-- EXERCISE OBJECTIVE --
Your task is to transcribe all of the data below exactly, omitting the images.
+===+
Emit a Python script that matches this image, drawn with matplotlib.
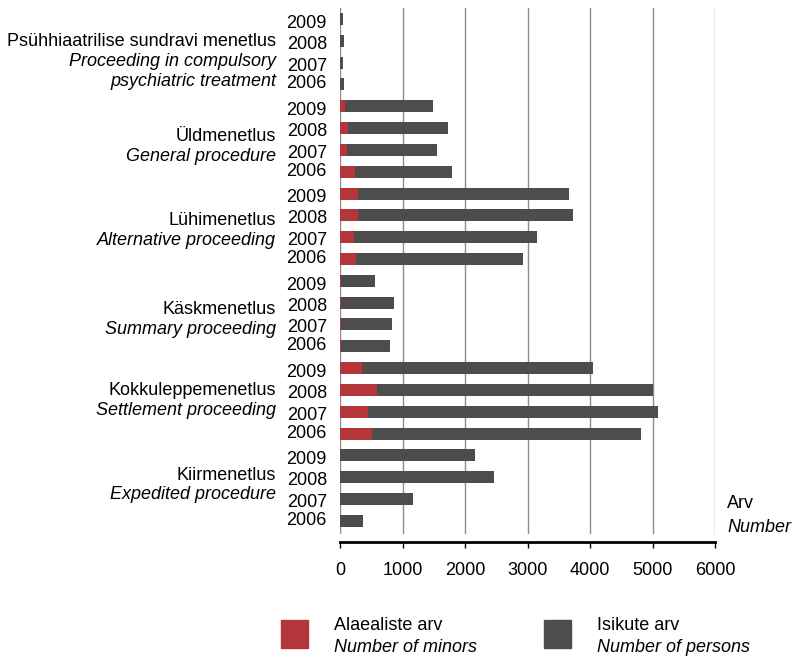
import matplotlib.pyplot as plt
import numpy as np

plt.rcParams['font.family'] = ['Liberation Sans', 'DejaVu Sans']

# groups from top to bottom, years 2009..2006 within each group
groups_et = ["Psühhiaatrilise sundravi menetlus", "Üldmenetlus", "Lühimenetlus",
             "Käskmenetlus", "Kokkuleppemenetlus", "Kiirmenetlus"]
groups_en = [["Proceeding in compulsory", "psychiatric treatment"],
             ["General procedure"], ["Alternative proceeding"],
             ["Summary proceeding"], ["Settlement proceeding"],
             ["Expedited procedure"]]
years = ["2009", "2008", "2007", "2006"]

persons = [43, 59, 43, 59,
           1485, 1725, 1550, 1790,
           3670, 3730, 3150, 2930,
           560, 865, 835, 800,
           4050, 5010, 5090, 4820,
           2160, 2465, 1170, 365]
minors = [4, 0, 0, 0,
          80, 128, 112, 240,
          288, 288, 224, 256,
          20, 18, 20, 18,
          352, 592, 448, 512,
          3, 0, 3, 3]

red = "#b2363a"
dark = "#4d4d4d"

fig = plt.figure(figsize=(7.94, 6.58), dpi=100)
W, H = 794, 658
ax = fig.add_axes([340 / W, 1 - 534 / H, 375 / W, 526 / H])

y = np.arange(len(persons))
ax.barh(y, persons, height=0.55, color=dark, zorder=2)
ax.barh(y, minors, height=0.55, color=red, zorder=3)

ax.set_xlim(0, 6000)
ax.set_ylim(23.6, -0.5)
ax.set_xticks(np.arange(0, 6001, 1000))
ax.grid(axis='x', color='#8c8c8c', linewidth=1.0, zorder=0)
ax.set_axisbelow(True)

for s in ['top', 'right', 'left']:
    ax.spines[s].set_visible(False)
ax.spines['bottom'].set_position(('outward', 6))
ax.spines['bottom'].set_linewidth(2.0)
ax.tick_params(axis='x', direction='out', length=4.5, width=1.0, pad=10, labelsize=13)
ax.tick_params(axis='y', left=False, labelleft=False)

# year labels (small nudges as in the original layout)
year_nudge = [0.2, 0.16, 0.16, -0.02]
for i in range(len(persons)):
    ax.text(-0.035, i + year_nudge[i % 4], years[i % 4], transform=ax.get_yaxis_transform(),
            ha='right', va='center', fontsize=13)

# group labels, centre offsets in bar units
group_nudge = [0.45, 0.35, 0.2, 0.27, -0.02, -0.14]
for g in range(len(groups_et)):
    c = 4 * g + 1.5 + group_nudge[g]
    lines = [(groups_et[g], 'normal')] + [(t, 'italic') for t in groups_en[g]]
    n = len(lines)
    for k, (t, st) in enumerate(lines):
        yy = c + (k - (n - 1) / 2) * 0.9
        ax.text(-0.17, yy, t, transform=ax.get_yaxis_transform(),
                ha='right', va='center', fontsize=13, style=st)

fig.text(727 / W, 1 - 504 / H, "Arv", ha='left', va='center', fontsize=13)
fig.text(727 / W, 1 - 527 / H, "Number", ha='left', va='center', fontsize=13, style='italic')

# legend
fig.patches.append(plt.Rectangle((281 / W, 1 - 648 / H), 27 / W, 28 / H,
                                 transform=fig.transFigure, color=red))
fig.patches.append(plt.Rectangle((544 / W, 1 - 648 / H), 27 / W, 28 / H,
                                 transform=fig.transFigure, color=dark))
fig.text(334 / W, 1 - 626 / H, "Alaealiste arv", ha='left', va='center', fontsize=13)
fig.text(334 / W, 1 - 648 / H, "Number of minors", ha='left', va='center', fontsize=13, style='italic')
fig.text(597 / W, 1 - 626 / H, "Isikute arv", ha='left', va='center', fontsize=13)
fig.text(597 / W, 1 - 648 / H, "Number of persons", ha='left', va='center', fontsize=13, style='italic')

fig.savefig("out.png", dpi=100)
+===+
-- SOLUTION TO THIS TASK --
Emit a Python script that matches this image, drawn with matplotlib.
import matplotlib.pyplot as plt
import numpy as np

plt.rcParams['font.family'] = ['Liberation Sans', 'DejaVu Sans']

# groups from top to bottom, years 2009..2006 within each group
groups_et = ["Psühhiaatrilise sundravi menetlus", "Üldmenetlus", "Lühimenetlus",
             "Käskmenetlus", "Kokkuleppemenetlus", "Kiirmenetlus"]
groups_en = [["Proceeding in compulsory", "psychiatric treatment"],
             ["General procedure"], ["Alternative proceeding"],
             ["Summary proceeding"], ["Settlement proceeding"],
             ["Expedited procedure"]]
years = ["2009", "2008", "2007", "2006"]

persons = [43, 59, 43, 59,
           1485, 1725, 1550, 1790,
           3670, 3730, 3150, 2930,
           560, 865, 835, 800,
           4050, 5010, 5090, 4820,
           2160, 2465, 1170, 365]
minors = [4, 0, 0, 0,
          80, 128, 112, 240,
          288, 288, 224, 256,
          20, 18, 20, 18,
          352, 592, 448, 512,
          3, 0, 3, 3]

red = "#b2363a"
dark = "#4d4d4d"

fig = plt.figure(figsize=(7.94, 6.58), dpi=100)
W, H = 794, 658
ax = fig.add_axes([340 / W, 1 - 534 / H, 375 / W, 526 / H])

y = np.arange(len(persons))
ax.barh(y, persons, height=0.55, color=dark, zorder=2)
ax.barh(y, minors, height=0.55, color=red, zorder=3)

ax.set_xlim(0, 6000)
ax.set_ylim(23.6, -0.5)
ax.set_xticks(np.arange(0, 6001, 1000))
ax.grid(axis='x', color='#8c8c8c', linewidth=1.0, zorder=0)
ax.set_axisbelow(True)

for s in ['top', 'right', 'left']:
    ax.spines[s].set_visible(False)
ax.spines['bottom'].set_position(('outward', 6))
ax.spines['bottom'].set_linewidth(2.0)
ax.tick_params(axis='x', direction='out', length=4.5, width=1.0, pad=10, labelsize=13)
ax.tick_params(axis='y', left=False, labelleft=False)

# year labels (small nudges as in the original layout)
year_nudge = [0.2, 0.16, 0.16, -0.02]
for i in range(len(persons)):
    ax.text(-0.035, i + year_nudge[i % 4], years[i % 4], transform=ax.get_yaxis_transform(),
            ha='right', va='center', fontsize=13)

# group labels, centre offsets in bar units
group_nudge = [0.45, 0.35, 0.2, 0.27, -0.02, -0.14]
for g in range(len(groups_et)):
    c = 4 * g + 1.5 + group_nudge[g]
    lines = [(groups_et[g], 'normal')] + [(t, 'italic') for t in groups_en[g]]
    n = len(lines)
    for k, (t, st) in enumerate(lines):
        yy = c + (k - (n - 1) / 2) * 0.9
        ax.text(-0.17, yy, t, transform=ax.get_yaxis_transform(),
                ha='right', va='center', fontsize=13, style=st)

fig.text(727 / W, 1 - 504 / H, "Arv", ha='left', va='center', fontsize=13)
fig.text(727 / W, 1 - 527 / H, "Number", ha='left', va='center', fontsize=13, style='italic')

# legend
fig.patches.append(plt.Rectangle((281 / W, 1 - 648 / H), 27 / W, 28 / H,
                                 transform=fig.transFigure, color=red))
fig.patches.append(plt.Rectangle((544 / W, 1 - 648 / H), 27 / W, 28 / H,
                                 transform=fig.transFigure, color=dark))
fig.text(334 / W, 1 - 626 / H, "Alaealiste arv", ha='left', va='center', fontsize=13)
fig.text(334 / W, 1 - 648 / H, "Number of minors", ha='left', va='center', fontsize=13, style='italic')
fig.text(597 / W, 1 - 626 / H, "Isikute arv", ha='left', va='center', fontsize=13)
fig.text(597 / W, 1 - 648 / H, "Number of persons", ha='left', va='center', fontsize=13, style='italic')

fig.savefig("out.png", dpi=100)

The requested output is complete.